From 1865 to 1870 he held the post of Government director of the Indo-European Telegraph Company, and during those six years he personally superintended the erection of the poles and the carrying of the wires across the whole extent of the Shah's kingdom. Of that arduous work he gave an interesting and modest account in his volume entitled "Telegraph and Travel," rendering full justice to the efforts of his assistants and saying little or nothing of his own. In 1866, on the completion of the first stage of his work, he received a Companionship of the Bath and the thanks of the Government of India, and in 1871, when the work was all done, a Knight Commandership of the Star of India. In 1871 he acted as British Commissioner for the delimitation of the Baluch frontier with Persia, and in the following year he was entrusted with the more difficult task of arranging the Selstan frontier between Afghanistan and Persia. It was difficult to satisfy both sides, and Sir Frederic Goldsmid's award did not satisfy the Shah, while he gave undoubted umbrage to the Ammer Shere Ali. The Selstan business was afterwards alleged to be the first cause of that Afghan ruler's taking umbrage at our policy; but its effect was probably exaggerated, although Yakub Khan, in his summary of his father's policy, makes it the starting-point of his alienation from the side of England. Sir Frederic returned to England after his Persian mission and devoted himself to the preparation of his voluminous report on Eastern Persia and to other literary work. From his knowledge of Persia and of the events that led up to the Mutiny, which has been first predicted by his old chief, John Jacob, Sir Frederic Goldsmid was entrusted with the execution of the Life of Sir James Outram, the Bayard of India, a work that met with considerable success.

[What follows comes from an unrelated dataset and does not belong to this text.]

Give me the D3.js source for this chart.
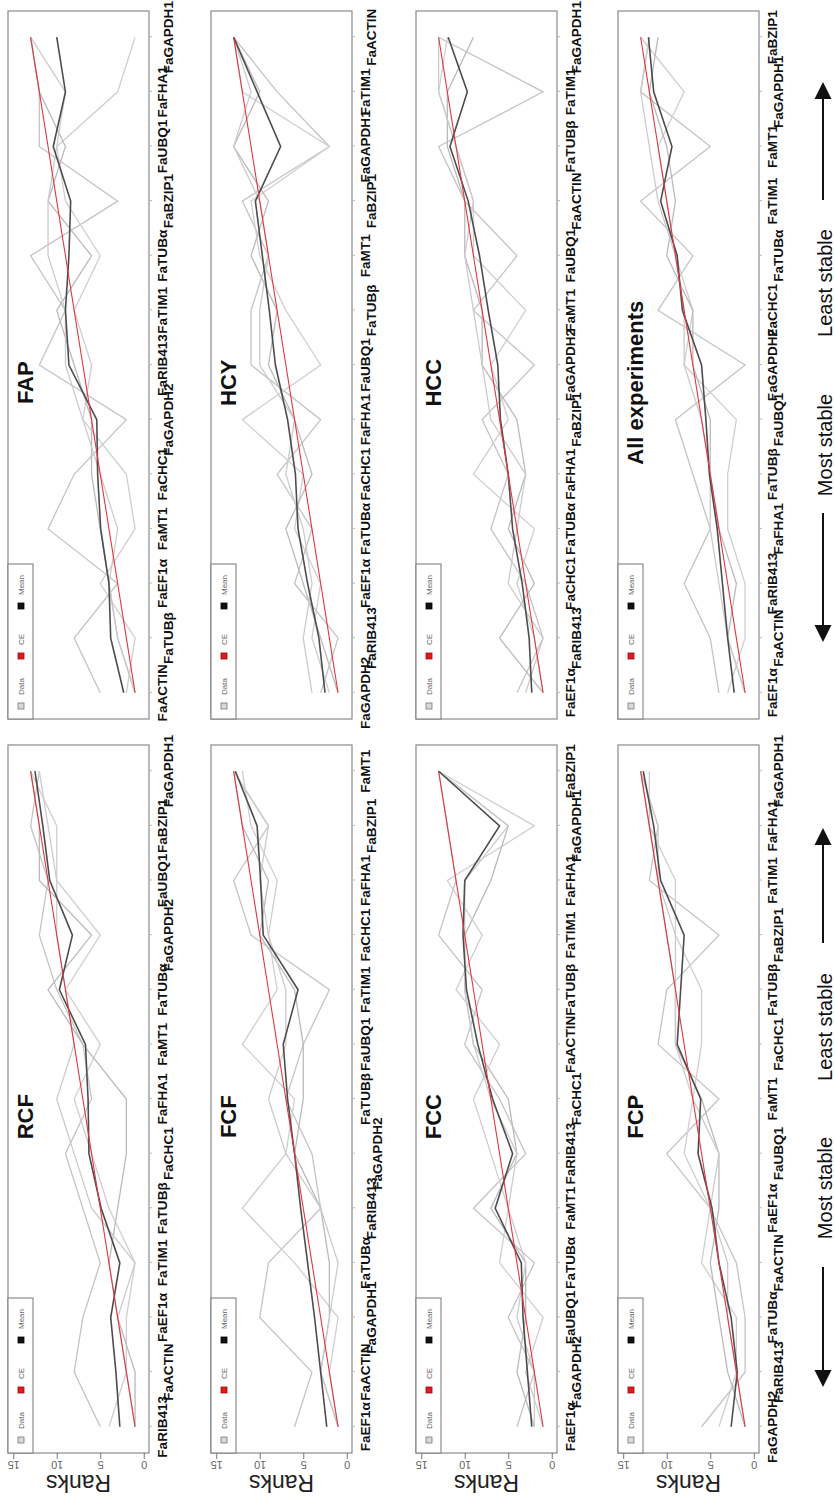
<!DOCTYPE html>
<html>
<head>
<meta charset="utf-8">
<script src="https://cdn.jsdelivr.net/npm/d3@7"></script>
<style>
  body { margin: 0; background: #fff; }
  svg { display: block; }
  text { font-family: "Liberation Sans", Arial, sans-serif; }
</style>
</head>
<body>
<svg id="fig" width="835" height="1501"></svg>
<script>
// ---- Data: gene orders, per-method ranks, mean rank and comprehensive (CE) rank ----
const ceRanks = [1, 2, 3, 4, 5, 6, 7, 8, 9, 10, 11, 12, 13];
const rankTicks = [0, 5, 10, 15];
const legendLabels = ["Data", "CE", "Mean"];

const rcfGenes = ["FaRIB413","FaACTIN","FaEF1α","FaTIM1","FaTUBβ","FaCHC1","FaFHA1","FaMT1","FaTUBα","FaGAPDH2","FaUBQ1","FaBZIP1","FaGAPDH1"];
const rcfSeries = [
  [5, 8, 7, 5, 7, 9, 6, 7, 10, 12, 11, 13, 12],
  [4, 2, 2, 1, 4, 6, 8, 5, 9, 5, 10, 10, 13],
  [1, 1, 3, 4, 3, 2, 2, 7, 11, 6, 12, 12, 13],
  [1, 2, 3, 1, 6, 8, 10, 8, 9, 10, 10, 11, 12]
];
const rcfMean = [2.75, 3.2, 3.8, 2.75, 4.9, 6.3, 6.4, 6.7, 9.7, 8.2, 10.8, 11.6, 12.5];

const fapGenes = ["FaACTIN","FaTUBβ","FaEF1α","FaMT1","FaCHC1","FaGAPDH2","FaRIB413","FaTIM1","FaTUBα","FaBZIP1","FaUBQ1","FaFHA1","FaGAPDH1"];
const fapSeries = [
  [5, 8, 3, 11, 8, 2, 12, 9, 13, 3, 12, 12, 13],
  [2, 1, 5, 1, 2, 7, 6, 8, 5, 9, 10, 3, 1],
  [1, 3, 4, 5, 6, 6, 8, 10, 6, 11, 9, 12, 13],
  [1, 3, 4, 3, 5, 7, 9, 9, 11, 11, 10, 9, 13]
];
const fapMean = [2.3, 3.8, 4.0, 4.95, 5.3, 5.4, 8.6, 9.0, 8.6, 8.4, 10.4, 9.0, 10.0];

const fcfGenes = ["FaEF1α","FaACTIN","FaGAPDH1","FaTUBα","FaRIB413","FaGAPDH2","FaTUBβ","FaUBQ1","FaTIM1","FaCHC1","FaFHA1","FaBZIP1","FaMT1"];
const fcfSeries = [
  [6, 4, 10, 9, 3, 4, 7, 5, 2, 11, 13, 9, 13],
  [1, 2, 1, 6, 12, 7, 6, 12, 8, 9, 8, 11, 12],
  [1, 3, 2, 2, 3, 6, 5, 5, 6, 10, 9, 12, 13],
  [1, 3, 2, 1, 3, 7, 9, 7, 7, 9, 10, 9, 13]
];
const fcfMean = [2.3, 3.0, 3.7, 4.5, 5.3, 6.0, 6.8, 7.3, 5.6, 9.6, 9.9, 10.3, 12.8];

const hcyGenes = ["FaGAPDH2","FaRIB413","FaEF1α","FaTUBα","FaCHC1","FaFHA1","FaUBQ1","FaTUBβ","FaMT1","FaBZIP1","FaGAPDH1","FaTIM1","FaACTIN"];
const hcySeries = [
  [3, 1, 6, 4, 8, 3, 11, 11, 9, 12, 2, 8, 13],
  [2, 4, 3, 6, 5, 12, 3, 7, 10, 11, 2, 12, 13],
  [1, 3, 5, 7, 4, 6, 9, 8, 11, 9, 13, 10, 13],
  [4, 5, 4, 5, 7, 6, 10, 10, 9, 10, 13, 11, 13]
];
const hcyMean = [2.5, 3.2, 4.5, 5.6, 5.9, 6.8, 8.2, 8.9, 9.7, 10.5, 7.6, 10.3, 13.0];

const fccGenes = ["FaEF1α","FaGAPDH2","FaUBQ1","FaTUBα","FaMT1","FaRIB413","FaCHC1","FaACTIN","FaTUBβ","FaTIM1","FaFHA1","FaGAPDH1","FaBZIP1"];
const fccSeries = [
  [4, 2, 5, 2, 9, 3, 6, 10, 8, 13, 11, 12, 13],
  [1, 3, 1, 6, 5, 7, 9, 6, 11, 8, 12, 2, 13],
  [2, 4, 3, 3, 7, 4, 5, 9, 10, 10, 7, 5, 13],
  [2, 2, 4, 3, 5, 4, 7, 9, 10, 10, 10, 5, 13]
];
const fccMean = [2.3, 2.8, 3.3, 3.5, 6.5, 4.5, 6.8, 8.5, 9.8, 10.2, 10.0, 6.0, 13.0];

const hccGenes = ["FaEF1α","FaRIB413","FaCHC1","FaTUBα","FaFHA1","FaBZIP1","FaGAPDH2","FaMT1","FaUBQ1","FaACTIN","FaTUBβ","FaTIM1","FaGAPDH1"];
const hccSeries = [
  [4, 1, 3, 7, 5, 8, 2, 9, 4, 10, 13, 1, 13],
  [1, 2, 4, 2, 9, 5, 7, 3, 9, 9, 11, 13, 12],
  [1, 6, 2, 5, 3, 4, 8, 8, 10, 10, 12, 12, 9],
  [3, 1, 5, 4, 3, 7, 8, 9, 10, 9, 11, 13, 13]
];
const hccMean = [2.3, 2.6, 3.4, 4.5, 5.0, 5.9, 6.2, 7.3, 8.3, 9.6, 11.7, 9.7, 11.9];

const fcpGenes = ["FaGAPDH2","FaRIB413","FaTUBα","FaACTIN","FaEF1α","FaUBQ1","FaMT1","FaCHC1","FaTUBβ","FaBZIP1","FaTIM1","FaFHA1","FaGAPDH1"];
const fcpSeries = [
  [6, 1, 1, 2, 5, 10, 4, 11, 10, 4, 12, 11, 13],
  [4, 2, 2, 6, 5, 8, 7, 6, 6, 9, 9, 12, 12],
  [1, 3, 4, 5, 4, 4, 6, 9, 9, 10, 11, 12, 13],
  [1, 2, 3, 3, 5, 4, 7, 9, 9, 9, 11, 11, 13]
];
const fcpMean = [2.6, 1.9, 2.6, 4.0, 4.8, 6.4, 6.1, 8.8, 8.4, 8.0, 10.7, 11.5, 12.7];

const allGenes = ["FaEF1α","FaACTIN","FaRIB413","FaFHA1","FaTUBβ","FaUBQ1","FaGAPDH2","FaCHC1","FaTUBα","FaTIM1","FaMT1","FaGAPDH1","FaBZIP1"];
const allSeries = [
  [4, 5, 8, 5, 7, 9, 1, 11, 7, 13, 5, 13, 12],
  [3, 1, 1, 3, 3, 2, 8, 7, 9, 10, 11, 8, 13],
  [1, 3, 2, 4, 5, 5, 7, 7, 10, 9, 10, 12, 11],
  [1, 3, 4, 5, 5, 6, 8, 8, 9, 11, 12, 13, 12]
];
const allMean = [2.25, 3.0, 3.6, 4.2, 5.1, 5.5, 6.0, 8.2, 8.8, 10.7, 9.4, 11.5, 12.1];

// ---- Label staggering (which text line each gene name sits on) ----
const rcfTiers = [0,1,0,0,0,1,0,0,0,1,0,0,1];
const fapTiers = [0,1,0,0,0,1,0,0,0,1,0,0,1];
const fcfTiers = [0,0,1,0,1,2,0,0,0,0,0,1,0];
const hcyTiers = [0,1,0,0,0,0,0,1,0,1,0,0,1];
const fccTiers = [0,1,0,0,0,0,1,0,0,0,0,1,0];
const hccTiers = [0,1,0,0,0,1,0,0,0,1,0,0,1];
const fcpTiers = [0,1,0,1,0,1,0,1,0,1,0,0,1];
const allTiers = [0,1,0,1,0,1,0,0,1,0,0,1,0];

// ---- Layout (drawn in landscape frame, then turned a quarter turn) ----
const FIG_W = 1501;
const rowTops = [8, 211, 416, 618];
const colLefts = [48, 782];
const PW = 708, PH = 141;

const panels = [
  { title: "RCF", genes: rcfGenes, series: rcfSeries, mean: rcfMean, tiers: rcfTiers, row: 0, col: 0 },
  { title: "FAP", genes: fapGenes, series: fapSeries, mean: fapMean, tiers: fapTiers, row: 0, col: 1 },
  { title: "FCF", genes: fcfGenes, series: fcfSeries, mean: fcfMean, tiers: fcfTiers, row: 1, col: 0 },
  { title: "HCY", genes: hcyGenes, series: hcySeries, mean: hcyMean, tiers: hcyTiers, row: 1, col: 1 },
  { title: "FCC", genes: fccGenes, series: fccSeries, mean: fccMean, tiers: fccTiers, row: 2, col: 0 },
  { title: "HCC", genes: hccGenes, series: hccSeries, mean: hccMean, tiers: hccTiers, row: 2, col: 1 },
  { title: "FCP", genes: fcpGenes, series: fcpSeries, mean: fcpMean, tiers: fcpTiers, row: 3, col: 0 },
  { title: "All experiments", genes: allGenes, series: allSeries, mean: allMean, tiers: allTiers, row: 3, col: 1 }
];

const greyShades = ["#c4c4c4", "#cfcfcf", "#bababa", "#cbcbcb"];
const legendFill = ["#d9d9d9", "#d81e1e", "#111"];
const legendStroke = ["#777", "#a00", "#000"];

const svg = d3.select("#fig");
const root = svg.append("g")
  .attr("transform", `translate(0,${FIG_W}) rotate(-90)`);

panels.forEach(p => {
  const L = colLefts[p.col], T = rowTops[p.row];
  const x = d3.scaleLinear().domain([0.52, 13.48]).range([L, L + PW]);
  const y = d3.scaleLinear().domain([-0.6, 15.6]).range([T + PH, T]);
  const g = root.append("g");

  const line = d3.line().x((d, i) => x(i + 1)).y(d => y(d));

  // method ranks
  g.selectAll("path.data").data(p.series).join("path")
    .attr("class", "data")
    .attr("d", line)
    .attr("fill", "none")
    .attr("stroke", (d, i) => greyShades[i % greyShades.length])
    .attr("stroke-width", 1.3);

  // mean rank
  g.append("path").datum(p.mean)
    .attr("d", line).attr("fill", "none")
    .attr("stroke", "#4d4d4d").attr("stroke-width", 1.6);

  // comprehensive evaluation
  g.append("path").datum(ceRanks)
    .attr("d", line).attr("fill", "none")
    .attr("stroke", "#e0383e").attr("stroke-width", 1.1);

  // frame
  g.append("rect")
    .attr("x", L).attr("y", T).attr("width", PW).attr("height", PH)
    .attr("fill", "none").attr("stroke", "#8a8a8a").attr("stroke-width", 1.2);

  // gene axis ticks
  const gx = g.append("g").attr("transform", `translate(0,${T + PH})`)
    .call(d3.axisBottom(x).tickValues(ceRanks).tickSize(3).tickFormat(""));
  gx.select(".domain").remove();
  gx.selectAll("line").attr("stroke", "#b8b8b8");

  // gene labels
  g.selectAll("text.gene").data(p.genes).join("text")
    .attr("class", "gene")
    .attr("transform", (d, i) =>
      `translate(${x(i + 1)},${T + PH + 18 + p.tiers[i] * 6}) scale(1.13,1)`)
    .attr("text-anchor", "middle")
    .attr("font-size", 12)
    .attr("font-weight", "bold")
    .attr("fill", "#111")
    .text(d => d);

  // title
  g.append("text")
    .attr("x", L + PW * 0.475).attr("y", T + 25)
    .attr("text-anchor", "middle")
    .attr("font-size", 22).attr("font-weight", "bold").attr("fill", "#111")
    .text(p.title);

  // legend
  const lg = g.append("g");
  lg.append("rect").attr("x", L).attr("y", T).attr("width", 155).attr("height", 25)
    .attr("fill", "#fff").attr("stroke", "#777").attr("stroke-width", 1);
  legendLabels.forEach((lab, i) => {
    const cx = L + 13 + i * 50;
    lg.append("rect").attr("x", cx - 3).attr("y", T + 10).attr("width", 6).attr("height", 6)
      .attr("fill", legendFill[i]).attr("stroke", legendStroke[i]).attr("stroke-width", 0.8);
    lg.append("text").attr("x", cx + 11).attr("y", T + 16)
      .attr("font-size", 8).attr("fill", "#666").text(lab);
  });

  // rank axis on the left-hand panels
  if (p.col === 0) {
    const ya = g.append("g").attr("transform", `translate(${L},0)`)
      .call(d3.axisLeft(y).tickValues(rankTicks).tickSize(6));
    ya.select(".domain").remove();
    ya.selectAll("line").attr("stroke", "#777");
    ya.selectAll("text")
      .attr("x", null).attr("dy", null)
      .attr("transform", "translate(-8,0) rotate(-90)")
      .attr("text-anchor", "middle")
      .attr("font-size", 11).attr("fill", "#666")
      .attr("font-family", "Liberation Sans, Arial, sans-serif");
    g.append("text")
      .attr("transform", `translate(${L - 22},${T + PH / 2}) rotate(-90)`)
      .attr("text-anchor", "middle")
      .attr("font-size", 23).attr("fill", "#222")
      .text("Ranks");
  }
});

// stability arrows along the bottom
const arrowSets = [
  { mostTip: 114, mostStart: 234, mostText: 313, leastText: 474, leastStart: 558, leastTip: 673 },
  { mostTip: 859, mostStart: 988, mostText: 1056, leastText: 1218, leastStart: 1301, leastTip: 1419 }
];
const AY = 823;
arrowSets.forEach(a => {
  const ag = root.append("g");
  [[a.mostStart, a.mostTip], [a.leastStart, a.leastTip]].forEach(([s, t]) => {
    const dir = Math.sign(t - s);
    ag.append("line").attr("x1", s).attr("y1", AY).attr("x2", t - dir * 14).attr("y2", AY)
      .attr("stroke", "#111").attr("stroke-width", 2);
    ag.append("path")
      .attr("d", `M${t},${AY} L${t - dir * 17},${AY - 8.5} L${t - dir * 17},${AY + 8.5} Z`)
      .attr("fill", "#111");
  });
  ag.append("text").attr("x", a.mostText).attr("y", AY + 9).attr("text-anchor", "middle")
    .attr("font-size", 20).attr("fill", "#111").text("Most stable");
  ag.append("text").attr("x", a.leastText).attr("y", AY + 9).attr("text-anchor", "middle")
    .attr("font-size", 20).attr("fill", "#111").text("Least stable");
});
</script>
</body>
</html>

In 1877 he was appointed British representative of an international commission to inquire into the whole matter of coolie emigration, and again received the acknowledgments of the Government of India, in which the Secretary of State "entirely concurred." In 1880 Sir Frederic was appointed British Controller of the Daira Sanya, and held the post for three years. During this period occurred the Arabi rebellion, and during the war Sir Frederic organised a local intelligence department at Alexandria, which rendered useful service until the surrender of Arabi after Tel-el-Kebir. In 1883 he left Egypt and accepted a mission from the King of the Belgians to the Congo that would have led to a permanent command in that region but for the complete breakdown of his health, which compelled him to return to England. The special object of this mission was to test the validity of about 300 treaties concluded with chief of the Congo Basin. The may be termed his last appearance in a public capacity, and he devoted his attention during the last years of his life to literary work, much of which consisted of anonymous contributions to newspapers, reviews and work of reference like the Encyclopædia Britannica. In this sphere he gained the reputation of being a laborious and conscientious writer, and his natural temperament was that of a literary and scientific student rather than of a soldier and man of action. He was for many years a most interested member of the committee of the Gordon Boys' Home, and until the last had taken a keen interest in the Archbishop's Mission to Assyrian Christians, of which was one of the original promoters.

He married, in 1849, Mary, eldest daughter of Lieutenant-General Mackenzie Steuart, who died in 1900, and by whom he had two sons and four daughters.